- Given problem -
Lines that contain the string "with" are to be copied; leave out all others.
***** Records shown *****
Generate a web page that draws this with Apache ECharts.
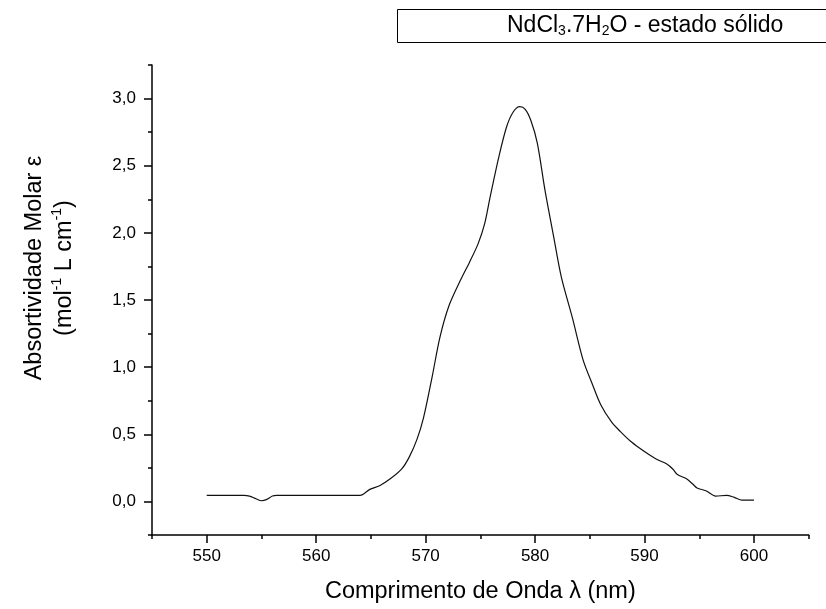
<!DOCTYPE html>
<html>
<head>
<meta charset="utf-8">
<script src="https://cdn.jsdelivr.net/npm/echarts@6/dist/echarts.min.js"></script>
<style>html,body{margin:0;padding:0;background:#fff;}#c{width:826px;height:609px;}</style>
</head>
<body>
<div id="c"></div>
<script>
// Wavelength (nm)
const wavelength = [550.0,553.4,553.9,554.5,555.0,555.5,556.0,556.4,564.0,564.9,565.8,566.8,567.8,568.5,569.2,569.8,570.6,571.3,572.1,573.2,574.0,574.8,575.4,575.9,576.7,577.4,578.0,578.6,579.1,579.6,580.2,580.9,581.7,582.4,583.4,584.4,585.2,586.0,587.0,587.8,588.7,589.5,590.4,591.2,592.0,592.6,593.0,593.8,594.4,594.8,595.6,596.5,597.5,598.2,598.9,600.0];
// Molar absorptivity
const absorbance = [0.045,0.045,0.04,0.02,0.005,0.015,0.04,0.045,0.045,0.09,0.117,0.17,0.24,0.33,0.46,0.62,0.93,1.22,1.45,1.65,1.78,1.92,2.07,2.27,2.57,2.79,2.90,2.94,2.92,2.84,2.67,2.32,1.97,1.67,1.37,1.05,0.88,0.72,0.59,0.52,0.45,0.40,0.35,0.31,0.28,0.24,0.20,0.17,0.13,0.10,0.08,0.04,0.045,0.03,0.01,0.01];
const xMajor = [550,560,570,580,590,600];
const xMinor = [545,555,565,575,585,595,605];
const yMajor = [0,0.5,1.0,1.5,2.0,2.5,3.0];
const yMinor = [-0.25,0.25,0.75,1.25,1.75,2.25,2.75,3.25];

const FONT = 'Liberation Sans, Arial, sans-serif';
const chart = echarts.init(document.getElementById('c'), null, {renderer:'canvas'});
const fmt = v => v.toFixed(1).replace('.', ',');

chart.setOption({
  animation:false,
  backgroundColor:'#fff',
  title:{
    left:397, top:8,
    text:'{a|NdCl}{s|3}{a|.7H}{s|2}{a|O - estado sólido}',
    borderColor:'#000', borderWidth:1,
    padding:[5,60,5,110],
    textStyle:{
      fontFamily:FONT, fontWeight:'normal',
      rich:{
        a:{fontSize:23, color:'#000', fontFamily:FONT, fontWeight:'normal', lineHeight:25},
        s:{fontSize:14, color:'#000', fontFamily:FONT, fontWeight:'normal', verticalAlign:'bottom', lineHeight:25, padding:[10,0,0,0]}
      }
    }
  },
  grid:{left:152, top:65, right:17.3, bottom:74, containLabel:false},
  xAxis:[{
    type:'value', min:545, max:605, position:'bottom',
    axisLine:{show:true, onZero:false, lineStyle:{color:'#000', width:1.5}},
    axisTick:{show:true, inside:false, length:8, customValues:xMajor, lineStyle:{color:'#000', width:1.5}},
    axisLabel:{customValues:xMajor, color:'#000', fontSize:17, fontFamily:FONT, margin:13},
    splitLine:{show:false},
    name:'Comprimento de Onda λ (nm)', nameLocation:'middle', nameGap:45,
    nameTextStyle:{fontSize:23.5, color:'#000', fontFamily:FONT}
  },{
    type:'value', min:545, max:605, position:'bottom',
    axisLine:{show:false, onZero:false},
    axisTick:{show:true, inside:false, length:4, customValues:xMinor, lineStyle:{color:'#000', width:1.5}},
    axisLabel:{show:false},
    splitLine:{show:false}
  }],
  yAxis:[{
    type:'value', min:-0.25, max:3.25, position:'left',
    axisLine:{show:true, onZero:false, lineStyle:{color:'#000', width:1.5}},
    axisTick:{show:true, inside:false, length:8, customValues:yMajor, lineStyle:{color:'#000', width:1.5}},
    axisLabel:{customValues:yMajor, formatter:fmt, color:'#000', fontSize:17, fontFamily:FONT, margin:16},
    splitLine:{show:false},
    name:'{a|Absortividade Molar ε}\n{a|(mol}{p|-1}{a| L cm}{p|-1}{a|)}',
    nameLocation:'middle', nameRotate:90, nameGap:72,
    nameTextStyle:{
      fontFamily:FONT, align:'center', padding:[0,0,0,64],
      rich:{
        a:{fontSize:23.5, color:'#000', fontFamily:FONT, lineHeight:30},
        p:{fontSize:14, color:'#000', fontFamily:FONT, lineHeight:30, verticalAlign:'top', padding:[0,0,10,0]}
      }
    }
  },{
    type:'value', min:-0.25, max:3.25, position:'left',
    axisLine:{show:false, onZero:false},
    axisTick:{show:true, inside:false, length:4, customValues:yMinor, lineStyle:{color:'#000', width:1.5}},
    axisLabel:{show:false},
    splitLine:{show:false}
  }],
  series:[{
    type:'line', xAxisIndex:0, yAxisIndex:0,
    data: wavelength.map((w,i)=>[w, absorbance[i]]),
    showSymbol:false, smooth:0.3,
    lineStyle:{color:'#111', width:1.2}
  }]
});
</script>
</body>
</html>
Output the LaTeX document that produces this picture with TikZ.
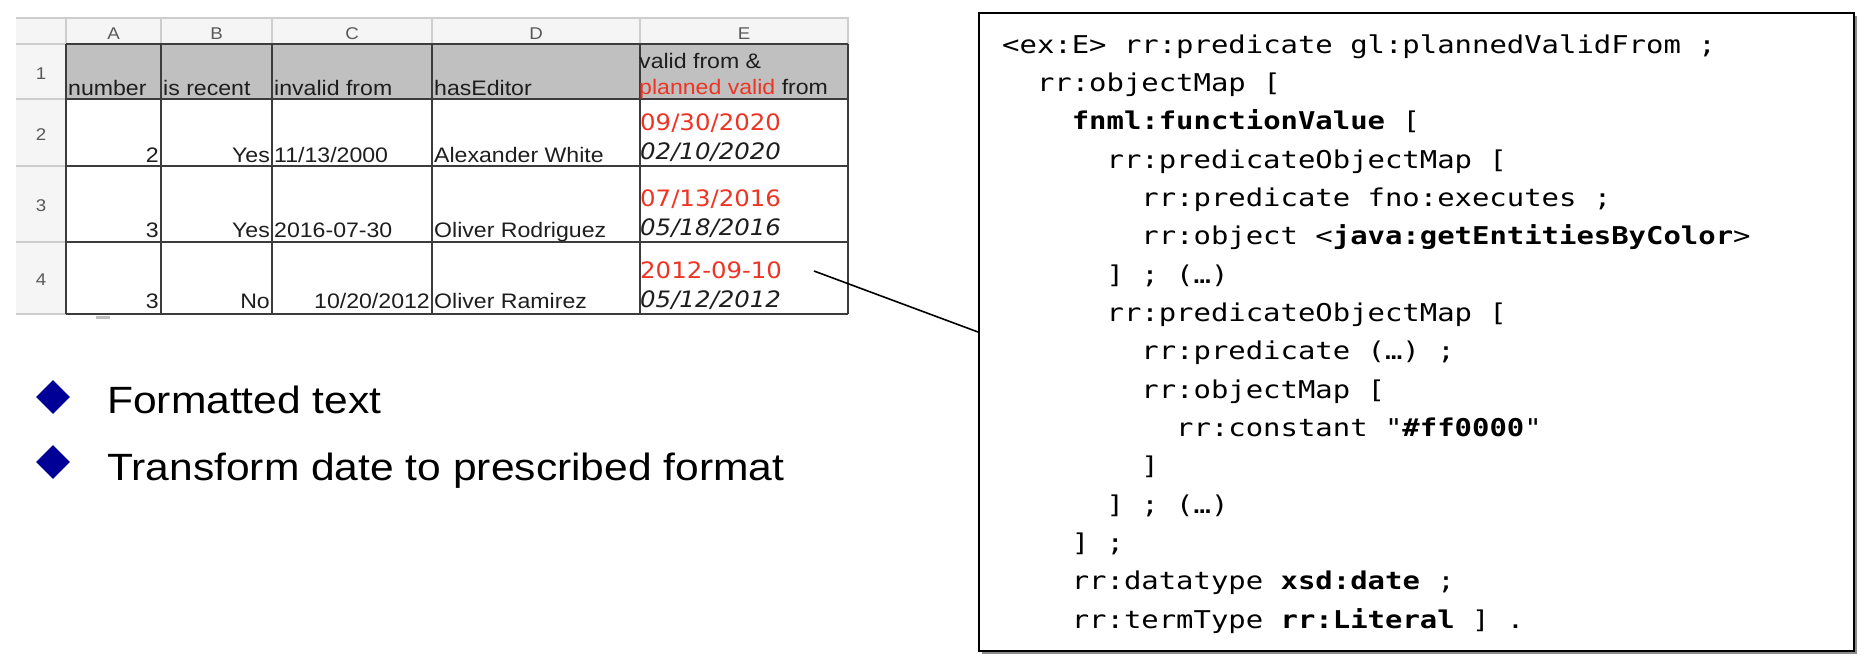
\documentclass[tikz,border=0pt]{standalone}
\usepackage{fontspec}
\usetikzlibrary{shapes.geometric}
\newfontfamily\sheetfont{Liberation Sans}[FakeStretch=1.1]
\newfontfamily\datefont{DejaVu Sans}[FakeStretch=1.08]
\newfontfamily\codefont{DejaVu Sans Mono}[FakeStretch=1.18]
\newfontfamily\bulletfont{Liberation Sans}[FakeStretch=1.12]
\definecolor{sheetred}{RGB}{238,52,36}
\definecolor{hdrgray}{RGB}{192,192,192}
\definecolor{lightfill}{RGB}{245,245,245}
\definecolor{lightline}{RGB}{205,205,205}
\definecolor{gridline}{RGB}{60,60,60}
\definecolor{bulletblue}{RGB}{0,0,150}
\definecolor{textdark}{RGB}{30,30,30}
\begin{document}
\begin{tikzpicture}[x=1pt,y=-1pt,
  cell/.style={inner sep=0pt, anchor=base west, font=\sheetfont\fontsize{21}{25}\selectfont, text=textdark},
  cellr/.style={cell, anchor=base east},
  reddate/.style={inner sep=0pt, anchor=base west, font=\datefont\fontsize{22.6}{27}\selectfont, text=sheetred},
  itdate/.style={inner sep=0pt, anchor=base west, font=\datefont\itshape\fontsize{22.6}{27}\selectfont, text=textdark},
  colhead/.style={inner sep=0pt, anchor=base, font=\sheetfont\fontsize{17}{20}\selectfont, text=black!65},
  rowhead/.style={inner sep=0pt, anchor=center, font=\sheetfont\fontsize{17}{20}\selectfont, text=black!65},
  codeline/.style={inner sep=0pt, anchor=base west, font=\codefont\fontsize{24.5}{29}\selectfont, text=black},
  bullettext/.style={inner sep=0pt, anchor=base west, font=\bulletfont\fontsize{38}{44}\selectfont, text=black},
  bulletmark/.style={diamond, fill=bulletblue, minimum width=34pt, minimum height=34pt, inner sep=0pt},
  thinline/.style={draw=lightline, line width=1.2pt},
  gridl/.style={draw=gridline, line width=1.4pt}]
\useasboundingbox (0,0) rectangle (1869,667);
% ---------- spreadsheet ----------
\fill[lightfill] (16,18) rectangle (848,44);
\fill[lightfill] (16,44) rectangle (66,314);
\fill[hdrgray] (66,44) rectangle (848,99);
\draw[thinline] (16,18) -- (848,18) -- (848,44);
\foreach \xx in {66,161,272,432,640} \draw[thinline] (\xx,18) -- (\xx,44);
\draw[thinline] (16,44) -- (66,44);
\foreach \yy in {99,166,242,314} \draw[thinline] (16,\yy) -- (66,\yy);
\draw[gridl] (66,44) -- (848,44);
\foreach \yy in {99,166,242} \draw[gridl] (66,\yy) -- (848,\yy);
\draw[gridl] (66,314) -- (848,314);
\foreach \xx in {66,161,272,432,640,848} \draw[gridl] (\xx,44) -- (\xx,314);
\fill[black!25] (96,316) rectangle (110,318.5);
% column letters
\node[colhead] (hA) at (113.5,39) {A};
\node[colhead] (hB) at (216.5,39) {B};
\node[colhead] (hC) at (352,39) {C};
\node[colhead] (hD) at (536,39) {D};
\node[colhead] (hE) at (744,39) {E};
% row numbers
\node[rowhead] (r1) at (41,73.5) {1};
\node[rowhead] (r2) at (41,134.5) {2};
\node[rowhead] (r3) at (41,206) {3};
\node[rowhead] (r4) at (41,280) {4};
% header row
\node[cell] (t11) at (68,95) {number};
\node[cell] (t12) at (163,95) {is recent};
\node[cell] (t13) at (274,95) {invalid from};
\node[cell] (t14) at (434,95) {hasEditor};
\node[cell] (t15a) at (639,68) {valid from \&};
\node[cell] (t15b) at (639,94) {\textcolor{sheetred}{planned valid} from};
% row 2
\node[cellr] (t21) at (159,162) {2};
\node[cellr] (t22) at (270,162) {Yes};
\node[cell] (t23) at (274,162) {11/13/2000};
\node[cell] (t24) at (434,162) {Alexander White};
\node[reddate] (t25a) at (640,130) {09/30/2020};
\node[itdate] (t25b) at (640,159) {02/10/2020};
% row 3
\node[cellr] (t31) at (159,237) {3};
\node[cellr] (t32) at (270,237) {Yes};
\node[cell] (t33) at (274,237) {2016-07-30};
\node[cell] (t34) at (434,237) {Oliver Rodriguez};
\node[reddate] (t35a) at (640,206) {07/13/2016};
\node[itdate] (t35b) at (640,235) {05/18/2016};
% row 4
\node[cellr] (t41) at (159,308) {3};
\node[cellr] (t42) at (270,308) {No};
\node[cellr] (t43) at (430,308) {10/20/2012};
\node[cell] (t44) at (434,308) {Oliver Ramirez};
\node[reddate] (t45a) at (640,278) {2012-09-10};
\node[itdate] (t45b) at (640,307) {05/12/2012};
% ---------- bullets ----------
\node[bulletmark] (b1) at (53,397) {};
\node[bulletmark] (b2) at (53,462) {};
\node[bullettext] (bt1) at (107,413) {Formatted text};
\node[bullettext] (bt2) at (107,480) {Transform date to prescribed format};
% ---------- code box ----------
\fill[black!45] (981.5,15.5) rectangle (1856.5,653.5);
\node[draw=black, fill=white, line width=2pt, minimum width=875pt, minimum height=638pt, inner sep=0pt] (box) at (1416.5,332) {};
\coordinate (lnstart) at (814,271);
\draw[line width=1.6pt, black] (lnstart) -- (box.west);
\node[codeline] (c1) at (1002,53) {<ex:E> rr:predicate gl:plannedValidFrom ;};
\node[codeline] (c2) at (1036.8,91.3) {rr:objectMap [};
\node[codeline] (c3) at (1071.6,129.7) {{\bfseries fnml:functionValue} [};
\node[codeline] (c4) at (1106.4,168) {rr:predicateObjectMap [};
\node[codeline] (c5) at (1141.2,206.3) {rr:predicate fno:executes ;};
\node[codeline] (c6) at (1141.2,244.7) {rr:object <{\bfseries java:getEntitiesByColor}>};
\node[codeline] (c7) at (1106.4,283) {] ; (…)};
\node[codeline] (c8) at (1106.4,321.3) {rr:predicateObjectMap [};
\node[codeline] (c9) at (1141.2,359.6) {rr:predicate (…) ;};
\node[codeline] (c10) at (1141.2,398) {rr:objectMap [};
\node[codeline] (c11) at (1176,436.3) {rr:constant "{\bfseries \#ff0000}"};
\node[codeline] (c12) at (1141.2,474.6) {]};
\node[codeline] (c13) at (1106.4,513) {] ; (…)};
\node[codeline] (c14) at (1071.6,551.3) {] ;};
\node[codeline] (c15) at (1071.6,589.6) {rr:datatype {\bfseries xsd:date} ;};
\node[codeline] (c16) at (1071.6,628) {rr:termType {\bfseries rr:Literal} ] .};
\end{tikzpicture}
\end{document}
*****
- Response below -
Generate a web page that draws this with Apache ECharts.
Output the LaTeX document that produces this picture with TikZ.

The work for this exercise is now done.